-- Challenge --
In your copy, include every line of the listing below exactly but none of the pictures.

-- Data lines --
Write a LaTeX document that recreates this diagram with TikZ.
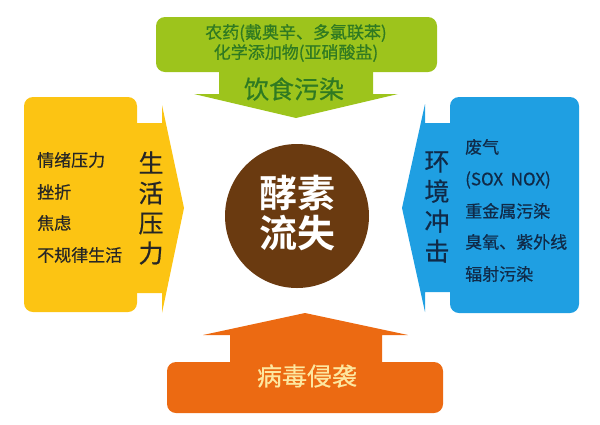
\documentclass[tikz,border=0pt]{standalone}
\usepackage{fontspec}
\newfontfamily\cjk[FakeBold=0.6]{Noto Sans CJK SC}
\newfontfamily\cjkb{Noto Sans CJK SC Bold}
\definecolor{fgreen}{HTML}{9DC41C}
\definecolor{tgreen}{HTML}{2F7A22}
\definecolor{fyellow}{HTML}{FCC413}
\definecolor{fblue}{HTML}{1F9FE2}
\definecolor{tblue}{HTML}{102A48}
\definecolor{forange}{HTML}{EC6A12}
\definecolor{torange}{HTML}{FDE7A0}
\definecolor{fbrown}{HTML}{6A3A10}
\tikzset{
  boxfill/.style={rounded corners=9pt},
  lbl/.style={inner sep=0pt, font=\cjk\fontsize{17}{17}\selectfont},
  big/.style={inner sep=0pt, font=\cjk\fontsize{25}{25}\selectfont},
  vert/.style={inner sep=0pt, align=center, font=\cjk\fontsize{25}{30}\selectfont},
}
\begin{document}
\begin{tikzpicture}[x=1pt,y=-1pt]
\useasboundingbox (0,0) rectangle (600,424);
% green (top)
\fill[fgreen, boxfill] (156,17) rectangle (437,72);
\fill[fgreen] (219,65) -- (373,65) -- (373,94) -- (398,94) -- (296,118) -- (194,94) -- (219,94) -- cycle;
% yellow (left)
\fill[fyellow, boxfill] (24,97) rectangle (137,312);
\fill[fyellow] (130,123) -- (162,123) -- (162,105) -- (184,208) -- (162,313) -- (162,293) -- (130,293) -- cycle;
% blue (right)
\fill[fblue, boxfill] (450,97) rectangle (579,313);
\fill[fblue] (457,123) -- (425,123) -- (425,104) -- (402,208) -- (425,312) -- (425,292) -- (457,292) -- cycle;
% orange (bottom)
\fill[forange, boxfill] (167,362) rectangle (443,413);
\fill[forange] (230,370) -- (230,335) -- (203,335) -- (305,313) -- (408,335) -- (382,335) -- (382,370) -- cycle;
% centre
\node[circle, fill=fbrown, minimum size=144pt, inner sep=0pt] (core) at (297,216) {};
\node[inner sep=0pt, align=center, text=white, font=\cjkb\fontsize{38}{40}\selectfont] (coret) at (297,213) {酵素\\流失};
% texts green
\node[lbl, text=tgreen] (g1) at (296,33) {农药(戴奥辛、多氯联苯)};
\node[lbl, text=tgreen] (g2) at (296,53) {化学添加物(亚硝酸盐)};
\node[big, text=tgreen] (g3) at (294,89) {饮食污染};
% yellow texts
\node[lbl, anchor=west, text=black!85] (y1) at (37,160) {情绪压力};
\node[lbl, anchor=west, text=black!85] (y2) at (37,192) {挫折};
\node[lbl, anchor=west, text=black!85] (y3) at (37,223) {焦虑};
\node[lbl, anchor=west, text=black!85] (y4) at (37,255) {不规律生活};
\node[vert, text=black!85] (yv) at (151,208) {生\\活\\压\\力};
% blue texts
\node[vert, text=tblue] (bv) at (437,207) {环\\境\\冲\\击};
\node[lbl, anchor=west, text=tblue] (b1) at (465,147) {废气};
\node[lbl, anchor=west, text=tblue] (b2) at (465,180) {(SOX\ \ NOX)};
\node[lbl, anchor=west, text=tblue] (b3) at (465,211) {重金属污染};
\node[lbl, anchor=west, text=tblue] (b4) at (465,242) {臭氧、紫外线};
\node[lbl, anchor=west, text=tblue] (b5) at (465,274) {辐射污染};
% orange text
\node[big, text=torange] (o1) at (307,376) {病毒侵袭};
\end{tikzpicture}
\end{document}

-- The response --
Write a LaTeX document that recreates this diagram with TikZ.
\documentclass[tikz,border=0pt]{standalone}
\usepackage{fontspec}
\newfontfamily\cjk[FakeBold=0.6]{Noto Sans CJK SC}
\newfontfamily\cjkb{Noto Sans CJK SC Bold}
\definecolor{fgreen}{HTML}{9DC41C}
\definecolor{tgreen}{HTML}{2F7A22}
\definecolor{fyellow}{HTML}{FCC413}
\definecolor{fblue}{HTML}{1F9FE2}
\definecolor{tblue}{HTML}{102A48}
\definecolor{forange}{HTML}{EC6A12}
\definecolor{torange}{HTML}{FDE7A0}
\definecolor{fbrown}{HTML}{6A3A10}
\tikzset{
  boxfill/.style={rounded corners=9pt},
  lbl/.style={inner sep=0pt, font=\cjk\fontsize{17}{17}\selectfont},
  big/.style={inner sep=0pt, font=\cjk\fontsize{25}{25}\selectfont},
  vert/.style={inner sep=0pt, align=center, font=\cjk\fontsize{25}{30}\selectfont},
}
\begin{document}
\begin{tikzpicture}[x=1pt,y=-1pt]
\useasboundingbox (0,0) rectangle (600,424);
% green (top)
\fill[fgreen, boxfill] (156,17) rectangle (437,72);
\fill[fgreen] (219,65) -- (373,65) -- (373,94) -- (398,94) -- (296,118) -- (194,94) -- (219,94) -- cycle;
% yellow (left)
\fill[fyellow, boxfill] (24,97) rectangle (137,312);
\fill[fyellow] (130,123) -- (162,123) -- (162,105) -- (184,208) -- (162,313) -- (162,293) -- (130,293) -- cycle;
% blue (right)
\fill[fblue, boxfill] (450,97) rectangle (579,313);
\fill[fblue] (457,123) -- (425,123) -- (425,104) -- (402,208) -- (425,312) -- (425,292) -- (457,292) -- cycle;
% orange (bottom)
\fill[forange, boxfill] (167,362) rectangle (443,413);
\fill[forange] (230,370) -- (230,335) -- (203,335) -- (305,313) -- (408,335) -- (382,335) -- (382,370) -- cycle;
% centre
\node[circle, fill=fbrown, minimum size=144pt, inner sep=0pt] (core) at (297,216) {};
\node[inner sep=0pt, align=center, text=white, font=\cjkb\fontsize{38}{40}\selectfont] (coret) at (297,213) {酵素\\流失};
% texts green
\node[lbl, text=tgreen] (g1) at (296,33) {农药(戴奥辛、多氯联苯)};
\node[lbl, text=tgreen] (g2) at (296,53) {化学添加物(亚硝酸盐)};
\node[big, text=tgreen] (g3) at (294,89) {饮食污染};
% yellow texts
\node[lbl, anchor=west, text=black!85] (y1) at (37,160) {情绪压力};
\node[lbl, anchor=west, text=black!85] (y2) at (37,192) {挫折};
\node[lbl, anchor=west, text=black!85] (y3) at (37,223) {焦虑};
\node[lbl, anchor=west, text=black!85] (y4) at (37,255) {不规律生活};
\node[vert, text=black!85] (yv) at (151,208) {生\\活\\压\\力};
% blue texts
\node[vert, text=tblue] (bv) at (437,207) {环\\境\\冲\\击};
\node[lbl, anchor=west, text=tblue] (b1) at (465,147) {废气};
\node[lbl, anchor=west, text=tblue] (b2) at (465,180) {(SOX\ \ NOX)};
\node[lbl, anchor=west, text=tblue] (b3) at (465,211) {重金属污染};
\node[lbl, anchor=west, text=tblue] (b4) at (465,242) {臭氧、紫外线};
\node[lbl, anchor=west, text=tblue] (b5) at (465,274) {辐射污染};
% orange text
\node[big, text=torange] (o1) at (307,376) {病毒侵袭};
\end{tikzpicture}
\end{document}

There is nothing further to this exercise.